Procedural Random Map

Hey everyone, I am looking for some help and advice.

For this multi-player game i’m working on. I came up with the idea of randomly changing the level each time a new match starts. To better explain; each time you play a match something in the environment is changed.

  • E.g. one door that leads to the enemy base that once was open in the previous match is now locked, barricaded by rubble, or the door was facing the North end of the wall is now facing the South wall.

  • A steel door that can only be taken down by a rocket launcher is now an old wooden door.

  • The previous match had 4 tanks in the armory, now, there are only 2 Jeeps.

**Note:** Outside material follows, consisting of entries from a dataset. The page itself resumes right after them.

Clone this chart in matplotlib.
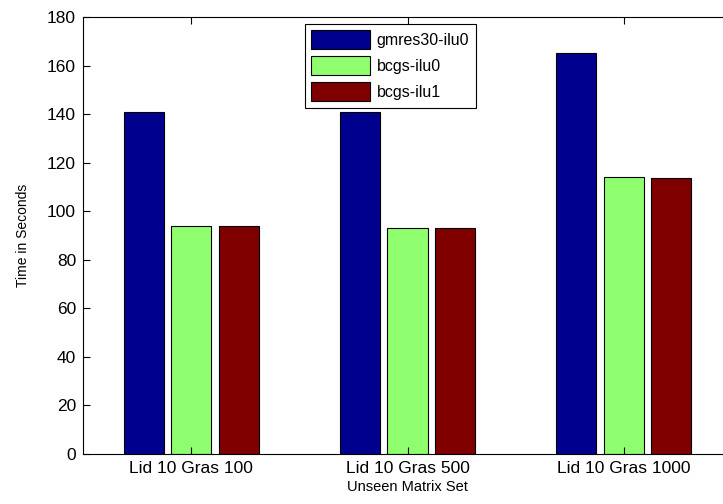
import numpy as np
import matplotlib
matplotlib.use("Agg")
import matplotlib.pyplot as plt

plt.rcParams['font.family'] = ['Liberation Sans', 'DejaVu Sans']

# data
categories = ['Lid 10 Gras 100', 'Lid 10 Gras 500', 'Lid 10 Gras 1000']
series_names = ['gmres30-ilu0', 'bcgs-ilu0', 'bcgs-ilu1']
gmres30_ilu0 = [141, 141, 165]
bcgs_ilu0 = [94, 93, 114]
bcgs_ilu1 = [94, 93, 113.5]
colors = ['#00008F', '#8FFF70', '#800000']

fig = plt.figure(figsize=(7.23, 5.04), dpi=100)
# axes runs slightly past the right edge, like the cropped original
ax = fig.add_axes([83 / 723, 1 - 454 / 504, 649 / 723, 437 / 504])

x = np.arange(1, len(categories) + 1)
width = 0.185
offset = 0.22
for i, (vals, name) in enumerate(zip([gmres30_ilu0, bcgs_ilu0, bcgs_ilu1], series_names)):
    ax.bar(x + (i - 1) * offset, vals, width, color=colors[i],
           edgecolor='black', linewidth=0.8, label=name)

ax.set_xlim(0.5, 3.5)
ax.set_ylim(0, 180)
ax.set_yticks(np.arange(0, 181, 20))
ax.set_xticks(x)
ax.set_xticklabels(categories)
ax.tick_params(direction='in', top=True, right=True, length=5, width=0.8,
               labelsize=12.5, pad=5)
for s in ax.spines.values():
    s.set_linewidth(0.8)

ax.set_xlabel('Unseen Matrix Set', fontsize=10.5, labelpad=3)
ax.set_ylabel('Time in Seconds', fontsize=10, labelpad=12)

leg = ax.legend(loc='upper left', bbox_to_anchor=(0.342, 0.985), fontsize=11.5,
                fancybox=False, framealpha=1, edgecolor='black',
                handlelength=3.7, handleheight=1.5, handletextpad=0.4,
                borderpad=0.4, labelspacing=0.4, borderaxespad=0)
leg.get_frame().set_linewidth(0.8)

fig.savefig('out.png', dpi=100)
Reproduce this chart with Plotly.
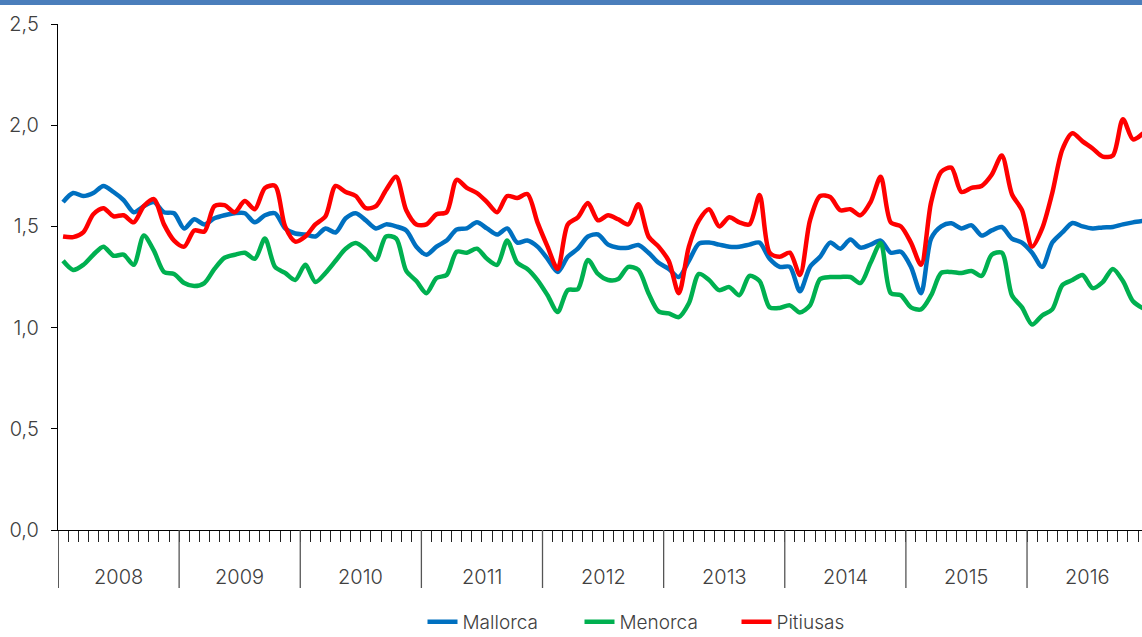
import plotly.graph_objects as go

years = ["2008", "2009", "2010", "2011", "2012", "2013", "2014", "2015", "2016"]
months_per_year = 12

mallorca = [
    1.62, 1.665, 1.65, 1.665, 1.70, 1.67, 1.63, 1.57, 1.60, 1.62, 1.57, 1.565,
    1.49, 1.535, 1.51, 1.54, 1.555, 1.565, 1.565, 1.52, 1.555, 1.565, 1.49, 1.465,
    1.46, 1.45, 1.49, 1.47, 1.54, 1.565, 1.53, 1.49, 1.51, 1.50, 1.48, 1.40,
    1.36, 1.40, 1.43, 1.485, 1.49, 1.52, 1.49, 1.46, 1.49, 1.42, 1.43, 1.40,
    1.34, 1.275, 1.35, 1.39, 1.45, 1.46, 1.41, 1.395, 1.395, 1.408, 1.37, 1.32,
    1.29, 1.25, 1.33, 1.415, 1.42, 1.41, 1.40, 1.40, 1.41, 1.42, 1.34, 1.30,
    1.30, 1.18, 1.30, 1.35, 1.42, 1.39, 1.435, 1.395, 1.41, 1.43, 1.37, 1.375,
    1.30, 1.17, 1.44, 1.50, 1.515, 1.49, 1.505, 1.455, 1.48, 1.497, 1.44, 1.42,
    1.37, 1.30, 1.42, 1.47, 1.517, 1.50, 1.49, 1.495, 1.497, 1.51, 1.52, 1.527,
]

menorca = [
    1.33, 1.285, 1.31, 1.36, 1.40, 1.355, 1.36, 1.31, 1.455, 1.38, 1.275, 1.265,
    1.22, 1.205, 1.22, 1.29, 1.345, 1.36, 1.37, 1.34, 1.44, 1.30, 1.27, 1.235,
    1.31, 1.225, 1.27, 1.33, 1.39, 1.418, 1.385, 1.335, 1.45, 1.44, 1.28, 1.23,
    1.17, 1.245, 1.26, 1.375, 1.37, 1.39, 1.34, 1.31, 1.43, 1.32, 1.29, 1.235,
    1.16, 1.077, 1.185, 1.19, 1.334, 1.265, 1.235, 1.24, 1.30, 1.285, 1.17, 1.08,
    1.07, 1.052, 1.12, 1.265, 1.235, 1.185, 1.20, 1.16, 1.255, 1.23, 1.10, 1.097,
    1.11, 1.075, 1.11, 1.24, 1.25, 1.25, 1.25, 1.22, 1.32, 1.418, 1.17, 1.16,
    1.10, 1.09, 1.16, 1.27, 1.275, 1.27, 1.28, 1.255, 1.36, 1.37, 1.16, 1.10,
    1.015, 1.06, 1.09, 1.21, 1.235, 1.26, 1.195, 1.225, 1.29, 1.23, 1.13, 1.095,
]

pitiusas = [
    1.45, 1.447, 1.47, 1.56, 1.59, 1.55, 1.555, 1.52, 1.60, 1.635, 1.51, 1.43,
    1.40, 1.48, 1.475, 1.60, 1.605, 1.57, 1.625, 1.585, 1.69, 1.70, 1.50, 1.425,
    1.45, 1.51, 1.55, 1.70, 1.67, 1.65, 1.59, 1.60, 1.68, 1.745, 1.58, 1.51,
    1.51, 1.56, 1.57, 1.73, 1.69, 1.665, 1.62, 1.57, 1.65, 1.64, 1.66, 1.52,
    1.40, 1.29, 1.51, 1.545, 1.615, 1.53, 1.555, 1.535, 1.51, 1.61, 1.45, 1.40,
    1.33, 1.17, 1.40, 1.53, 1.585, 1.50, 1.545, 1.52, 1.51, 1.655, 1.37, 1.35,
    1.37, 1.26, 1.53, 1.65, 1.645, 1.58, 1.585, 1.555, 1.62, 1.745, 1.52, 1.50,
    1.42, 1.31, 1.62, 1.77, 1.79, 1.67, 1.69, 1.70, 1.755, 1.85, 1.66, 1.58,
    1.40, 1.49, 1.665, 1.88, 1.96, 1.92, 1.885, 1.845, 1.85, 2.03, 1.93, 1.96,
]

series = [
    ("Mallorca", mallorca, "#0070C0"),
    ("Menorca", menorca, "#00B050"),
    ("Pitiusas", pitiusas, "#FF0000"),
]

n = len(mallorca)
xpos = [i + 0.5 for i in range(n)]

FONT = "Inter"
TXT = "#404040"

fig = go.Figure()
for name, vals, col in series:
    fig.add_trace(go.Scatter(
        x=xpos, y=vals, name=name, mode="lines",
        line=dict(color=col, width=4.5, shape="spline", smoothing=0.8),
    ))

W, H = 1142, 637
ml, mr, mt, mb = 58, 0, 24, 107
pw = W - ml - mr
ph = H - mt - mb

xmax = 107.39

shapes = []
# top band
shapes.append(dict(type="rect", xref="paper", yref="paper",
                   x0=-ml / pw, x1=1.0, y0=1 + (mt - 5) / ph, y1=1 + mt / ph,
                   fillcolor="#4A7EBB", line=dict(width=0), layer="above"))
# year separators
for k in range(len(years)):
    shapes.append(dict(type="line", xref="x", yref="paper",
                       x0=k * months_per_year, x1=k * months_per_year,
                       y0=0, y1=-58 / ph,
                       line=dict(color="#000000" if k == 0 else "#555555", width=1.3)))

annotations = []
for k, yr in enumerate(years):
    annotations.append(dict(x=k * months_per_year + 6, xref="x", y=-47 / ph, yref="paper",
                            text=yr, showarrow=False, yanchor="middle",
                            font=dict(family=FONT, size=20, color=TXT, weight=300)))

fig.update_layout(
    width=W, height=H,
    margin=dict(l=ml, r=mr, t=mt, b=mb, pad=0, autoexpand=False),
    paper_bgcolor="white", plot_bgcolor="white",
    separators=",.",
    showlegend=True,
    legend=dict(orientation="h", x=(658 - ml) / pw, xanchor="center",
                y=-(622 - 530) / ph, yanchor="middle",
                font=dict(family=FONT, size=19, color=TXT, weight=300),
                itemwidth=30, tracegroupgap=0, entrywidth=112),
    xaxis=dict(range=[0, xmax], showgrid=False, zeroline=False,
               showline=True, linecolor="#000000", linewidth=1.3,
               tickmode="array", tickvals=list(range(1, n)),
               ticktext=[""] * (n - 1),
               ticks="outside", ticklen=11, tickwidth=1.3, tickcolor="#222222"),
    yaxis=dict(range=[0, 2.5], showgrid=False, zeroline=False,
               showline=True, linecolor="#000000", linewidth=1.3,
               tickmode="array", tickvals=[0, 0.5, 1.0, 1.5, 2.0, 2.5],
               tickformat=".1f", ticks="outside", ticklen=6, tickwidth=1.3,
               tickcolor="#000000", ticklabelstandoff=8,
               tickfont=dict(family=FONT, size=20, color=TXT, weight=300)),
    shapes=shapes, annotations=annotations,
)

fig.write_html("out.html", config={"displayModeBar": False},
               post_script="document.body.style.margin='0';document.body.style.overflow='hidden';")
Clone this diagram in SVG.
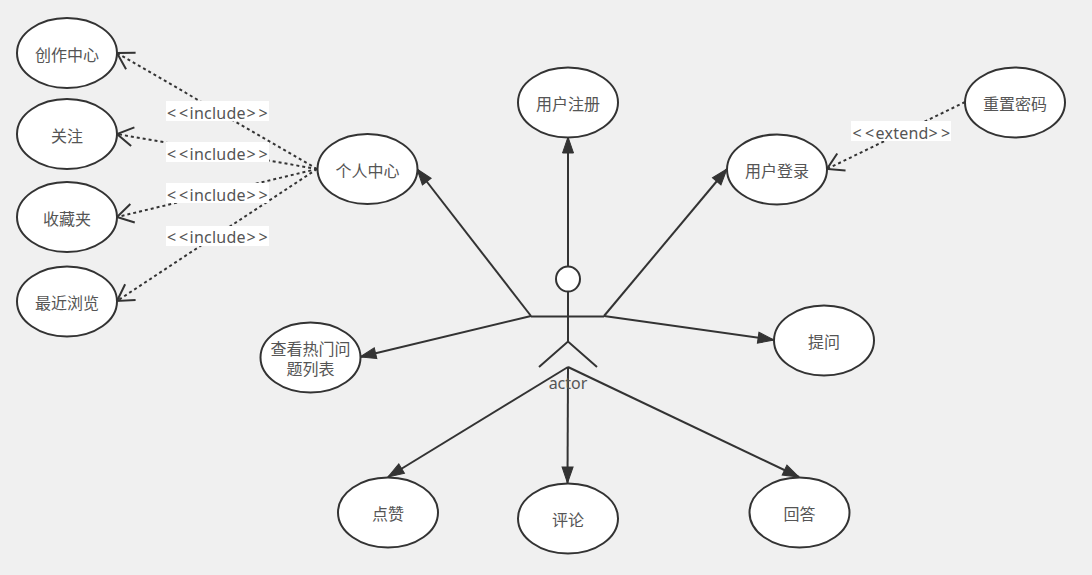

I believe I got my point across?

How much of this is possible without having to touch C++? I want to use blueprints as much as possible.

If there are parts that can’t be without touching C++…Want to join a team? :smiley: :D…
But seriously though you’re help will be very appreciated.

Hm, sounds easy enough :), thank you for your response…Is there anything else I should be aware of? Like I heard that the lighting and collisions/paths need to be rebuilt each time this is executed. Will that have a large impact on performance?

Hey guys. I am the project leader of the aforementioned game. Just wanted to expand a bit on the thread. Would it be better for us to rebuild all possible map permutations as the game is compiling, or should the game assemble the maps and rebuild everything while the game is running? Furthermore, does anyone have any advice on how to go about accomplishing either one of those approaches?

I’d do it as part of the map load. Basically build out several pieces for the part that’s random, leave that space empty except for something to let you know the location, then just spawn your blueprinted piece down based on a random value. Do that for each place in the level, and you’re good.

Procedural generation is quite doable in blueprints. Everything in my map generator is blueprint.

If everything is procedural, you can either spawn the map on load, or do it one section at a time as you play through it… really depends on how big the map is, what systems the game is running on, etc. There is also level streaming, but I don’t think you can currently procedurally spawn things into a streaming level, but maybe that will be possible when Epic finishes the world browser.

Asking how you can do this procedurally is pretty broad as there are many ways to do it, but if you have more specific questions I may be able to help.

I did this with UDK not with UE4 yet. You should be able to use a random node that leads to a variety of choices. You could place the various doors or debris in the places needed, and then the randomizer would decide which is on, everything starts off. You might use matinee to animate things, open or closed depending on a random choice, i’ve this. I’ve used Matinee to take one object and animate it in different positions based on a random choice. I’m sure there are other ways to do this.

Nearly everything you describe is doable as a simple swap-out until you get to the part about a door moving from the north wall to the south wall. Something like that takes a bit more planning depending on your map layout. For instance, would moving the door require a hallway to swap sides as well, or is this just a door to the outside world? It’s all still possible, but the complexity would increase if one change would require a series of other changes to fall into line.

To give you an idea… For basic one-room buildings, they could easily be procedural if designed for that purpose. You could create four side meshes with the same dimensions, yet different features (one with a doorframe, others with windows). Store all the sides in an array and pull from that array when generating the room. And each side could be its own Blueprint that would then pull from an array of its own to choose a door-type from the door side or window-types from the window sides, etc. The doors would be Blueprints as well, which would generate locked/unlocked, opened/closed states as well. Essentially, nested levels of random generation starting with the basic wall layout.

The tanks/jeep thing is a simple spawner that pulls from an array of possible objects when the level is generated.

I was thinking of a game relatively similar to that. I will share the other details in private, but I like were this is going.